Pour passer du stade des vœux pieux et des grandes théories à l’action, la dimension locale et la notion de territoire sont indispensables : à l’échelle d’une ville, l’expérience serait anecdotique ; elle serait irréalisable à l’échelle d’un pays. La région, elle, est une aire géographique signifiante (avec un bassin démographique suffisamment important et les entreprises qui vont avec) permettant de bâtir quelque chose qui ne soit pas marginal. Et à l’intérieur de laquelle se mêlent une communauté d’intérêts, une communauté économique, une communauté historique… En outre, il faut avoir une réelle appréhension de la réalité quotidienne de la population. Et, enfin, une volonté collective est plus facile à mobiliser sur un territoire régional qu’à une plus grande échelle.

 

  • Est-ce cette démarche que la région Nord est en train de concrétiser avec son plan stratégique ?

En effet. Nous avons sollicité Jérémy Rifkin, grand spécialiste de prospective, afin de structurer la mutation de notre région. Bien qu’ayant subi d’importants bouleversements, à commencer par l’épuisement de la réserve charbonnière, le Nord – qui représente 2,2 % du territoire national, avec 4 millions d’habitants et un PIB de 100 milliards – compte de grandes entreprises, leaders mondiaux dans leur secteur (Auchan, Bonduelle, Roquette…). Fort de cela, nous devons organiser notre développement économique futur. Elaboré par la CCI avec Jérémy Rifkin, en partenariat avec les ­conseils général et régional, le « Master Plan » est une feuille de route. Dans le cadre de celle-ci, nous avons constitué huit groupes de travail pour développer des thèmes majeurs (efficacité énergétique, énergie renouvelable, bâtiments producteurs d’énergie, stockage de l’énergie, mobilité douce, réseau intelligent, économie de la fonctionnalité, économie circulaire). L’objectif est de projeter le Nord - Pas-de-Calais dans la troisième révolution industrielle, en faisant de notre région une sorte de laboratoire.

  • Comment sera financée la transition énergétique en Nord - Pas-de-Calais ?

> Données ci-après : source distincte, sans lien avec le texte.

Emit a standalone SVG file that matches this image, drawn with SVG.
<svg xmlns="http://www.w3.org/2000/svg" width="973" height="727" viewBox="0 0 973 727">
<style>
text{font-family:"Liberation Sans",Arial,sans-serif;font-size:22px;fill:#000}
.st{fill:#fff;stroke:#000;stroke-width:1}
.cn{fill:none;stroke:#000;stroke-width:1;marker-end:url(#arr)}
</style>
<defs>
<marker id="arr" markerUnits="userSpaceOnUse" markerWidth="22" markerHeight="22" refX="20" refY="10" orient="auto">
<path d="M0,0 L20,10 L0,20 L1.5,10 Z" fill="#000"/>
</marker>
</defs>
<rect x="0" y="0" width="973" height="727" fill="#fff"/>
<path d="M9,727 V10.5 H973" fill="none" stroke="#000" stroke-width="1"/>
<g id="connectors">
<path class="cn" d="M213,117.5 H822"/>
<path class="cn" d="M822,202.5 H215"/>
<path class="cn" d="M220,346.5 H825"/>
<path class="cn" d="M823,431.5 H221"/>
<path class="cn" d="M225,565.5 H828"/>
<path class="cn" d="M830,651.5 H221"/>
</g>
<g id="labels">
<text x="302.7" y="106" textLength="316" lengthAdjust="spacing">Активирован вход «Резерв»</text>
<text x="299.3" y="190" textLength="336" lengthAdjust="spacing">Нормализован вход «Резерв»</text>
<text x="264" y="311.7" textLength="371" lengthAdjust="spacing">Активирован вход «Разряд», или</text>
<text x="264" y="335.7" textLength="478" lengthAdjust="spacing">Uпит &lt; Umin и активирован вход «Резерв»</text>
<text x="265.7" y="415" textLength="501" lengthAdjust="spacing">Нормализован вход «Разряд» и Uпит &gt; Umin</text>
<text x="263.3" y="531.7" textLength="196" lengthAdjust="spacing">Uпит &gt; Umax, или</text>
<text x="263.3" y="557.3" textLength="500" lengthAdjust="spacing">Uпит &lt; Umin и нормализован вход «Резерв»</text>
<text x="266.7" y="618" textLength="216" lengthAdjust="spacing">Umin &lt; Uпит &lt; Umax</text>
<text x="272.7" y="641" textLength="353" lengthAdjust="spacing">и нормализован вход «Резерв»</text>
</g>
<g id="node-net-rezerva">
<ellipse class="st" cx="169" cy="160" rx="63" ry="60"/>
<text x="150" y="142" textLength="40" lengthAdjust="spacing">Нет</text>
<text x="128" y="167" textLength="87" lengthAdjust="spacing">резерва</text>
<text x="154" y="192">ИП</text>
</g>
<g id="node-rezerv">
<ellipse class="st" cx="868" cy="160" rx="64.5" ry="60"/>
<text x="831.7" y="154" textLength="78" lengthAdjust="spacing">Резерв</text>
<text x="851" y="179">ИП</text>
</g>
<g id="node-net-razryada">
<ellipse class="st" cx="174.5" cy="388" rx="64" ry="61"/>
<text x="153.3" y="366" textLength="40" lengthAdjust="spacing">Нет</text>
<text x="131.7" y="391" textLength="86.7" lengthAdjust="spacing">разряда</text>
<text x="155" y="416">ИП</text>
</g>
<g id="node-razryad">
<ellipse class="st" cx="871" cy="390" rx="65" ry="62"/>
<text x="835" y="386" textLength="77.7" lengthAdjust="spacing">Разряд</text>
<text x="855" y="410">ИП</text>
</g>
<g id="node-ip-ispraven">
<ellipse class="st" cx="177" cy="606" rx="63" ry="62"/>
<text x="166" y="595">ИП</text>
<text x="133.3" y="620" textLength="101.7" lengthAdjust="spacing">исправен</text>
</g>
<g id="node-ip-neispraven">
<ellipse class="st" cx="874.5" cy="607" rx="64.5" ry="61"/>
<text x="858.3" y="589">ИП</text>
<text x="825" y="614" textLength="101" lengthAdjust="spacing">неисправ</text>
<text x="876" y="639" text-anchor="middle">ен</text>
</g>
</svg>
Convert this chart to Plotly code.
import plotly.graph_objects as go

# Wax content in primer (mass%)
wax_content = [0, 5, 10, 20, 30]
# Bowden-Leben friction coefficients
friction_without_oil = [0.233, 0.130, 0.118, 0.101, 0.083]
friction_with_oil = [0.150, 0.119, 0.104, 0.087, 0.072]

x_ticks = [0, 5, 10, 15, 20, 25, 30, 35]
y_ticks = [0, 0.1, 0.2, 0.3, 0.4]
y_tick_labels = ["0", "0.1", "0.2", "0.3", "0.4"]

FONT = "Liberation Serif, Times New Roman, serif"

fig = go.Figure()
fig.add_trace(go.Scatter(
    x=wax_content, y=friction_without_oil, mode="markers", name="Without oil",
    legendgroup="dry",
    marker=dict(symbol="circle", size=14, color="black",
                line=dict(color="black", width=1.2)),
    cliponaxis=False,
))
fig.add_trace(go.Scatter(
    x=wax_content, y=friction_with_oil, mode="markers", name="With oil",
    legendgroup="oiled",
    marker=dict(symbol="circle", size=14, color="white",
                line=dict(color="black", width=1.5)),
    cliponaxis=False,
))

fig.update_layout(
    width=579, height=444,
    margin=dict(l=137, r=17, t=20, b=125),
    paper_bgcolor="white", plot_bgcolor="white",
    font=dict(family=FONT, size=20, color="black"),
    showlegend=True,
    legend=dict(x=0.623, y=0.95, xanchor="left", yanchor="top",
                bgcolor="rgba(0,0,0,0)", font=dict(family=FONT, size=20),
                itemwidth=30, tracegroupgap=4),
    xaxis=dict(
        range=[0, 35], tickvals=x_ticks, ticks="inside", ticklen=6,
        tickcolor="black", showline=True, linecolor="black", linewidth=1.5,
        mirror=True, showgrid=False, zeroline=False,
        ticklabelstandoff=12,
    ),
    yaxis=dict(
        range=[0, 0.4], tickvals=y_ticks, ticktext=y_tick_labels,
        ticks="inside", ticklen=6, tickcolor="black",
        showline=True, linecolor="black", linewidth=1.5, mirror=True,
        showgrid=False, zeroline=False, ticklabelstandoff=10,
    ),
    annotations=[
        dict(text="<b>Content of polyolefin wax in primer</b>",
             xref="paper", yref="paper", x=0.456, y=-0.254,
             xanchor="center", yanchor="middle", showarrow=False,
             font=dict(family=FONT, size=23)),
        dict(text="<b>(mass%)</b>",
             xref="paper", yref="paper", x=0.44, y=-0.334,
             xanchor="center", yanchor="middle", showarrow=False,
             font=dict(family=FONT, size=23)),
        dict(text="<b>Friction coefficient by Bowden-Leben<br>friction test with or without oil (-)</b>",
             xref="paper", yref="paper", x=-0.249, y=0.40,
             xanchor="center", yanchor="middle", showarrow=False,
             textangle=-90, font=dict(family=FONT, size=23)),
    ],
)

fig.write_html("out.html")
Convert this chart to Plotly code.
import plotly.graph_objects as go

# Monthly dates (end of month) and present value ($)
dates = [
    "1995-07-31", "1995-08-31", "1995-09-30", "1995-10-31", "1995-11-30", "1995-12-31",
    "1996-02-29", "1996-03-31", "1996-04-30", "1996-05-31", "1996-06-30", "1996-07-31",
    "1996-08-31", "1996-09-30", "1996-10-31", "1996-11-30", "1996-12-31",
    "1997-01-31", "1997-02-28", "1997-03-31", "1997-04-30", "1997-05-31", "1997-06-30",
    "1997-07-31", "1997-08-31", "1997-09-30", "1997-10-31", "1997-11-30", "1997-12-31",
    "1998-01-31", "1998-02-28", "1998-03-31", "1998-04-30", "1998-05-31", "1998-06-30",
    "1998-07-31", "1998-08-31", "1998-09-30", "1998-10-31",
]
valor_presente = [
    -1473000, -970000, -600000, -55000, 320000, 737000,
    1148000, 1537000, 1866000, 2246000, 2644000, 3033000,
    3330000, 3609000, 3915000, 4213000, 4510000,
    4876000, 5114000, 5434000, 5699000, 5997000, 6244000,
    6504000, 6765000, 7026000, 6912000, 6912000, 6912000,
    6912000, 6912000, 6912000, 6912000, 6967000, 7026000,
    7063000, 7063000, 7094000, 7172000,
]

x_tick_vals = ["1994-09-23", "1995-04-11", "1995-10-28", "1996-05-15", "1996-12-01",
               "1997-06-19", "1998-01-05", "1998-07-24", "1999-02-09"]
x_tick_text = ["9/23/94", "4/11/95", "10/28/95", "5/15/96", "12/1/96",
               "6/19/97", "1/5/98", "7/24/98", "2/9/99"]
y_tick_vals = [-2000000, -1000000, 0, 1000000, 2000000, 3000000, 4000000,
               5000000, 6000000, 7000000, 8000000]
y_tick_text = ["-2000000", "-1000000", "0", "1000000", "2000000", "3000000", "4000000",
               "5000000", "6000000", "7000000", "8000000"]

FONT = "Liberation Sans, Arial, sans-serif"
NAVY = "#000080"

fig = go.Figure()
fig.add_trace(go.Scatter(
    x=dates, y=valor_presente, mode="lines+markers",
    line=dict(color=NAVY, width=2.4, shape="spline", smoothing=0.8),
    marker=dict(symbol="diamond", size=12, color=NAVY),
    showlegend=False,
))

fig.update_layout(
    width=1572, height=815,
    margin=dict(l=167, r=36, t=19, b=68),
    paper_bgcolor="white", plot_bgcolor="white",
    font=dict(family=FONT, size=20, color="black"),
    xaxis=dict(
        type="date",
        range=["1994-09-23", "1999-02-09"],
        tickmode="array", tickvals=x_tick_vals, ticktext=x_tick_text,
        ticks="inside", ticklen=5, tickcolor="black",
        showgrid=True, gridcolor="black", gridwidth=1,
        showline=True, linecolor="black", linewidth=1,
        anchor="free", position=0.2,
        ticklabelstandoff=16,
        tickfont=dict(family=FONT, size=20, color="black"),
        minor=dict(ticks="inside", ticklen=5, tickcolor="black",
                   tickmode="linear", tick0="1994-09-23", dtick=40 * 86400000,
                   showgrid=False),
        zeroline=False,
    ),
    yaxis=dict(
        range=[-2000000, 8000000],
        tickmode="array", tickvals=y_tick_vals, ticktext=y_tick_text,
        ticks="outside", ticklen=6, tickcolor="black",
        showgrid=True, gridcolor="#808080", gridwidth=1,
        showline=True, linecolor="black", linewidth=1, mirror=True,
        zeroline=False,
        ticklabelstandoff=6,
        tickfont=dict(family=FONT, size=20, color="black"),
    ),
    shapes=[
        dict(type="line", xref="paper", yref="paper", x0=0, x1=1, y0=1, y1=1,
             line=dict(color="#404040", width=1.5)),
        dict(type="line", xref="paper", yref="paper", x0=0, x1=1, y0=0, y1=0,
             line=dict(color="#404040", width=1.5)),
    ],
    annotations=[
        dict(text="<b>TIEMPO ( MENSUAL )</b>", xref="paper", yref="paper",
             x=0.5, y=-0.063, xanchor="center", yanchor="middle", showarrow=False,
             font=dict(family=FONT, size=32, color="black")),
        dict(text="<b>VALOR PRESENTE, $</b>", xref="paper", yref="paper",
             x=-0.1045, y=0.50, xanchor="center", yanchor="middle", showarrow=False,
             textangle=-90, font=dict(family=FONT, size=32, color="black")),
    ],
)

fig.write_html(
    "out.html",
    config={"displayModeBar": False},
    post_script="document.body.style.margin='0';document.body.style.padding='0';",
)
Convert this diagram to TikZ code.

L’idée est de faire un appel public à l’épargne, en quelque sorte de faire de nos concitoyens des « consom’acteurs » de la troisième révolution industrielle. Là aussi, les notions de territorialité et de proximité sont essentielles. En mettant son épargne au service de la création régionale d’activité et d’emplois, les personnes qui entrent dans ce fonds se projettent dans l’avenir, se disant que leur soutien bénéficiera à leurs enfants ou leurs petits­enfants. Nous ne souhaitons pas mettre en place l’émission d’actions, à laquelle nous préférons un produit stable : si les épargnants ne gagnent pas d’argent, ils ont en revanche la certitude de récupérer leur mise.

  • Comment ce « Master Plan » va-t-il se concrétiser sur le terrain ?

Le « Master Plan » sera présenté en clôture du World Forum de Lille, le vendredi 25 octobre. Cette présentation sera couplée avec la démonstration d’initiatives expérimentales, publiques et privées. Puis nous procéderons, dès 2014, à des opérations concrètes. Afin de connecter, de fédérer tous les acteurs de la région, les 1.000 salariés de notre réseau consulaire se plieront au porte-à-porte, pour expliquer les enjeux et les opportunités. Du chef d’entreprise au simple particulier, chacun doit pouvoir s’emparer de la dynamique de ce projet.